Data extract:
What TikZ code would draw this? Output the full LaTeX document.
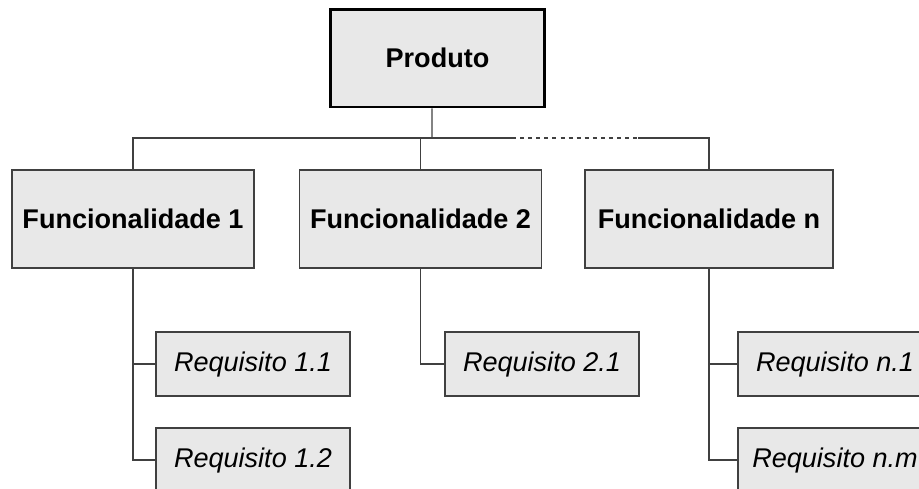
\documentclass[tikz,border=0pt]{standalone}
\usepackage{fontspec}
\setmainfont{Liberation Sans}
\usepackage{tikz}
\usepackage{xcolor}
\definecolor{boxgray}{HTML}{E8E8E8}
\definecolor{linegray}{HTML}{404040}

\begin{document}
\begin{tikzpicture}[
  x=0.02cm, y=-0.02cm,
  prodbox/.style={draw=black, line width=1.7pt, fill=boxgray, minimum width=4.3cm, minimum height=1.96cm, inner sep=0pt, font=\fontsize{15.4}{18}\selectfont\bfseries},
  funcbox/.style={draw=linegray, line width=0.85pt, fill=boxgray, minimum width=4.84cm, minimum height=1.96cm, inner sep=0pt, font=\fontsize{15.4}{18}\selectfont\bfseries},
  reqbox/.style={draw=linegray, line width=0.7pt, fill=boxgray, minimum width=3.88cm, minimum height=1.28cm, inner sep=0pt, font=\fontsize{15.4}{18}\selectfont\itshape},
  link/.style={draw=linegray, line width=0.6pt}
]
\useasboundingbox (0,0) rectangle (919,488);

% Top: the product
\node[prodbox] (prod) at (437.5, 58) {Produto};

% Middle row: functionalities
\node[funcbox] (func1) at (133, 219) {Funcionalidade 1};
\node[funcbox] (func2) at (420.5, 219) {Funcionalidade 2};
\node[funcbox, minimum width=4.96cm] (funcn) at (709, 219) {Funcionalidade n};

% Bottom: requirements
\node[reqbox] (req11) at (253, 364) {Requisito 1.1};
\node[reqbox] (req12) at (253, 460) {Requisito 1.2};
\node[reqbox] (req21) at (542, 364) {Requisito 2.1};
\node[reqbox] (reqn1) at (835, 364) {Requisito n.1};
\node[reqbox] (reqnm) at (835, 460) {Requisito n.m};

% Bus below the product
\coordinate (bus) at (432, 138);
\coordinate (dotA) at (512, 138);
\coordinate (dotB) at (638, 138);
\draw[link] ([xshift=-0.11cm]prod.south) -- (bus);
\draw[link] (func1.north) -- (func1.north |- bus) -- (dotA);
\draw[link, dash pattern=on 2.3pt off 2.3pt] (dotA) -- (dotB);
\draw[link] (dotB) -- (funcn.north |- bus) -- (funcn.north);
\draw[link] (func2.north) -- (func2.north |- bus);

% Functionality to requirement links
\draw[link] (func1.south) |- (req11.west);
\draw[link] (func1.south) |- (req12.west);
\draw[link] (func2.south) |- (req21.west);
\draw[link] (funcn.south) |- (reqn1.west);
\draw[link] (funcn.south) |- (reqnm.west);
\end{tikzpicture}
\end{document}
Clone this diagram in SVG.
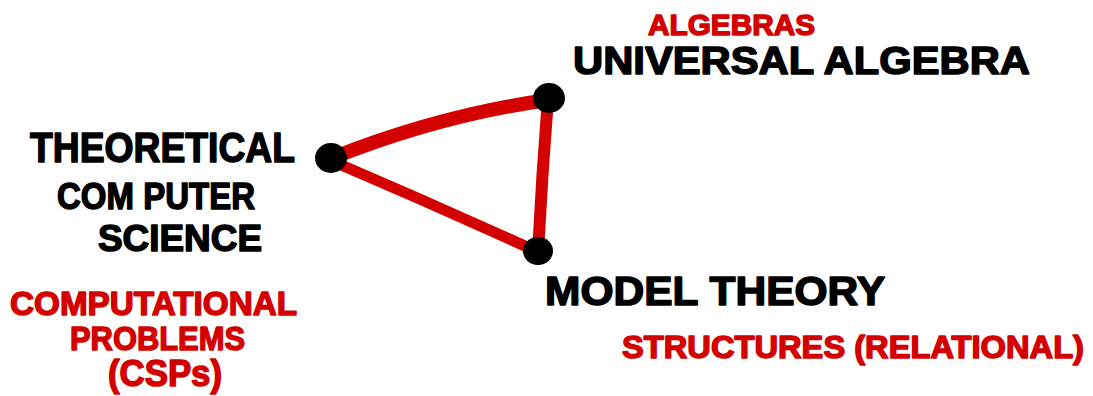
<svg xmlns="http://www.w3.org/2000/svg" width="1093" height="396" viewBox="0 0 1093 396">
<style>
.t{font-family:"Liberation Sans",Arial,sans-serif;font-weight:bold;stroke-width:1.5;stroke-linejoin:round}
.k{fill:#000;stroke:#000}
.r{fill:#d40000;stroke:#d40000}
.e{stroke:#d40000;stroke-linecap:round;fill:none}
.n{fill:#000}
</style>
<rect width="1093" height="396" fill="#fff"/>
<g id="connectors">
<path class="e" d="M332,158 Q440,115 548,100" stroke-width="14"/>
<path class="e" d="M332,161 Q435,205 538,252" stroke-width="11"/>
<path class="e" d="M548,98 Q542,175 538,252" stroke-width="12"/>
</g>
<g id="tcs">
<ellipse class="n" cx="331" cy="158" rx="16" ry="15"/>
<text class="t k" x="30" y="162" font-size="42" textLength="265" lengthAdjust="spacingAndGlyphs">THEORETICAL</text>
<text class="t k" x="57" y="209" font-size="37" textLength="198" lengthAdjust="spacingAndGlyphs">COM PUTER</text>
<text class="t k" x="98" y="251" font-size="36" textLength="164" lengthAdjust="spacingAndGlyphs">SCIENCE</text>
<text class="t r" x="10" y="315" font-size="34" textLength="287" lengthAdjust="spacingAndGlyphs">COMPUTATIONAL</text>
<text class="t r" x="70" y="350" font-size="34" textLength="175" lengthAdjust="spacingAndGlyphs">PROBLEMS</text>
<text class="t r" x="108" y="386" font-size="36" textLength="114" lengthAdjust="spacingAndGlyphs">(CSPs)</text>
</g>
<g id="ua">
<ellipse class="n" cx="549" cy="98" rx="16" ry="15"/>
<text class="t r" x="648" y="35" font-size="30" textLength="167" lengthAdjust="spacingAndGlyphs">ALGEBRAS</text>
<text class="t k" x="573" y="74" font-size="38" textLength="457" lengthAdjust="spacingAndGlyphs">UNIVERSAL ALGEBRA</text>
</g>
<g id="mt">
<ellipse class="n" cx="538" cy="251" rx="15" ry="14"/>
<text class="t k" x="545" y="305" font-size="40" textLength="340" lengthAdjust="spacingAndGlyphs">MODEL THEORY</text>
<text class="t r" x="622" y="358" font-size="32" textLength="462" lengthAdjust="spacingAndGlyphs">STRUCTURES (RELATIONAL)</text>
</g>
</svg>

Problem to solve: Transcribe the complete set of entries verbatim. No pictures belong in the copy.

Response:
What TikZ code would draw this? Output the full LaTeX document.
\documentclass[tikz,border=0pt]{standalone}
\usepackage{fontspec}
\setmainfont{Liberation Sans}
\usepackage{tikz}
\usepackage{xcolor}
\definecolor{boxgray}{HTML}{E8E8E8}
\definecolor{linegray}{HTML}{404040}

\begin{document}
\begin{tikzpicture}[
  x=0.02cm, y=-0.02cm,
  prodbox/.style={draw=black, line width=1.7pt, fill=boxgray, minimum width=4.3cm, minimum height=1.96cm, inner sep=0pt, font=\fontsize{15.4}{18}\selectfont\bfseries},
  funcbox/.style={draw=linegray, line width=0.85pt, fill=boxgray, minimum width=4.84cm, minimum height=1.96cm, inner sep=0pt, font=\fontsize{15.4}{18}\selectfont\bfseries},
  reqbox/.style={draw=linegray, line width=0.7pt, fill=boxgray, minimum width=3.88cm, minimum height=1.28cm, inner sep=0pt, font=\fontsize{15.4}{18}\selectfont\itshape},
  link/.style={draw=linegray, line width=0.6pt}
]
\useasboundingbox (0,0) rectangle (919,488);

% Top: the product
\node[prodbox] (prod) at (437.5, 58) {Produto};

% Middle row: functionalities
\node[funcbox] (func1) at (133, 219) {Funcionalidade 1};
\node[funcbox] (func2) at (420.5, 219) {Funcionalidade 2};
\node[funcbox, minimum width=4.96cm] (funcn) at (709, 219) {Funcionalidade n};

% Bottom: requirements
\node[reqbox] (req11) at (253, 364) {Requisito 1.1};
\node[reqbox] (req12) at (253, 460) {Requisito 1.2};
\node[reqbox] (req21) at (542, 364) {Requisito 2.1};
\node[reqbox] (reqn1) at (835, 364) {Requisito n.1};
\node[reqbox] (reqnm) at (835, 460) {Requisito n.m};

% Bus below the product
\coordinate (bus) at (432, 138);
\coordinate (dotA) at (512, 138);
\coordinate (dotB) at (638, 138);
\draw[link] ([xshift=-0.11cm]prod.south) -- (bus);
\draw[link] (func1.north) -- (func1.north |- bus) -- (dotA);
\draw[link, dash pattern=on 2.3pt off 2.3pt] (dotA) -- (dotB);
\draw[link] (dotB) -- (funcn.north |- bus) -- (funcn.north);
\draw[link] (func2.north) -- (func2.north |- bus);

% Functionality to requirement links
\draw[link] (func1.south) |- (req11.west);
\draw[link] (func1.south) |- (req12.west);
\draw[link] (func2.south) |- (req21.west);
\draw[link] (funcn.south) |- (reqn1.west);
\draw[link] (funcn.south) |- (reqnm.west);
\end{tikzpicture}
\end{document}
Clone this diagram in SVG.
<svg xmlns="http://www.w3.org/2000/svg" width="1093" height="396" viewBox="0 0 1093 396">
<style>
.t{font-family:"Liberation Sans",Arial,sans-serif;font-weight:bold;stroke-width:1.5;stroke-linejoin:round}
.k{fill:#000;stroke:#000}
.r{fill:#d40000;stroke:#d40000}
.e{stroke:#d40000;stroke-linecap:round;fill:none}
.n{fill:#000}
</style>
<rect width="1093" height="396" fill="#fff"/>
<g id="connectors">
<path class="e" d="M332,158 Q440,115 548,100" stroke-width="14"/>
<path class="e" d="M332,161 Q435,205 538,252" stroke-width="11"/>
<path class="e" d="M548,98 Q542,175 538,252" stroke-width="12"/>
</g>
<g id="tcs">
<ellipse class="n" cx="331" cy="158" rx="16" ry="15"/>
<text class="t k" x="30" y="162" font-size="42" textLength="265" lengthAdjust="spacingAndGlyphs">THEORETICAL</text>
<text class="t k" x="57" y="209" font-size="37" textLength="198" lengthAdjust="spacingAndGlyphs">COM PUTER</text>
<text class="t k" x="98" y="251" font-size="36" textLength="164" lengthAdjust="spacingAndGlyphs">SCIENCE</text>
<text class="t r" x="10" y="315" font-size="34" textLength="287" lengthAdjust="spacingAndGlyphs">COMPUTATIONAL</text>
<text class="t r" x="70" y="350" font-size="34" textLength="175" lengthAdjust="spacingAndGlyphs">PROBLEMS</text>
<text class="t r" x="108" y="386" font-size="36" textLength="114" lengthAdjust="spacingAndGlyphs">(CSPs)</text>
</g>
<g id="ua">
<ellipse class="n" cx="549" cy="98" rx="16" ry="15"/>
<text class="t r" x="648" y="35" font-size="30" textLength="167" lengthAdjust="spacingAndGlyphs">ALGEBRAS</text>
<text class="t k" x="573" y="74" font-size="38" textLength="457" lengthAdjust="spacingAndGlyphs">UNIVERSAL ALGEBRA</text>
</g>
<g id="mt">
<ellipse class="n" cx="538" cy="251" rx="15" ry="14"/>
<text class="t k" x="545" y="305" font-size="40" textLength="340" lengthAdjust="spacingAndGlyphs">MODEL THEORY</text>
<text class="t r" x="622" y="358" font-size="32" textLength="462" lengthAdjust="spacingAndGlyphs">STRUCTURES (RELATIONAL)</text>
</g>
</svg>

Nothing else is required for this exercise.